Amal has performed in 10 countries and over 100 cities, from youth prisons to orphanages to refugee camps. Her work in the community involves humanitarian initiatives for Syria, speaking out and organizing against Islamophobia, and empowering the voice of the marginalized through writing & speaking.
Amal was born and raised in Denver, Colorado to a German-Iowan Mother and Syrian Father. Two seemingly opposing worlds combined to grant Amal her lived experience. She spent years on her grandmother’s farm in Syria and enjoyed the sweetness of fresh parsley and ripe lemons. Her grandmother taught them the secret recipes that stay highlighted on their restaurant’s dinner menu.
This was long before any war or conflict. Amal enjoyed the company of her cousins, aunts, and uncles through each visit. Thirty-one of whom are no longer with us due to airstrikes, chemical attacks, explosions, and sheer chaos.
The landscape which she knew all too well, flattened by the heaping rubble of broken buildings. Trapped underneath were cousins that Amal spent the summers with. She watched from a distance, on screens, and video messages – as the number of casualties and murders grew bigger.
At home, in Denver, Amal designed her own undergraduate degree called ‘Community Programming in Social Psychology’. She argues that nothing can change without the solidarity of community; A notion that led her into the undefined territory of social justice activism. A realm where public opinion has the power to change public policy. Nationwide, Amal organizes vigils, demonstrations, and fundraisers for victims, refugees, and undeserved populations. She uses her voice to speak up for those who had been silenced due to language barriers or lack of representation.
Her fiery spoken word poetry and story-telling activism is the result of her lived experience. The sadness and frustration seeps through every single word. The urgency to act now boldly resounds in her voice. But she never walks away without giving you a sense of her name. Her name, Amal, which means “Hope” in Arabic. The hope that we will live to see a better world : one that doesn’t hate people seeking asylum, discriminate over race, religion or gender – or look the other way when seeing police brutality in the streets. As citizens of the globally connected world, we need to be armed with information more than ever. It’s at our fingertips.

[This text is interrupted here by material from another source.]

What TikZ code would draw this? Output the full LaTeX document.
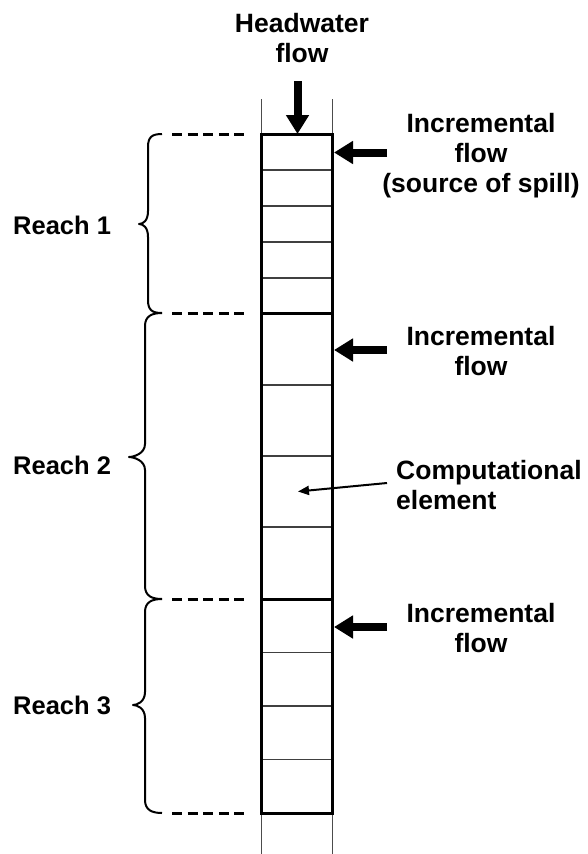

Amal is a major proponent in education and building individual agency in particularly under-served and vulnerable populations. She hopes to take part in the global effort for literacy in war-struck areas and refugee camps through writing. She is an international spoken word poet, having performed in 10 countries and over 100 cities. She has conducted workshops, given lectures, and recited her poetry in venues ranging from youth prisons, to orphanages to refugee camps to universities to churches to community spaces for the public.
Audiences that are always waiting for a chance to host her again.
My Grandmother’s Farm: Spoken Word
Amal Kassir lived in Syria for many years. She says her time there helped her understand the people’s suffering while the freedoms she has in America allowed her to become an activist on their behalf. She performs slam poetry at festivals and political rallies around the U.S., like her past performance of “My Grandmother’s Farm” at the University of Colorado Denver.
And when we’re not asking someone their name, we’re not asking them their story. So when the courageously curious do pop the whats-your-name question, I try to make it worth their while.
The Muslim on the Airplane: TEDx Talk
Watching the news, it seems like ethnic divides are ever-deepening. But how can we solve these complicated problems when each side lives in fear of the other? The answer is simple, argues Syrian-American poet Amal Kassir – it starts with, “What’s your name?”
Amal’s TEDx Talk has been viewed over 3 million times.
“At The Table”
Minorities, Youth, and People of Color are often deprived of a seat at the table. A table where their fate is being decided without them. Sometimes, a seat is offered – to discuss the future, make plans, take photos for the media. How does a young activist respond to the rare invitation to sit down?
Amal performs her latest poem, “At The Table” during the Opening Plenary at Service Unites in June 2018.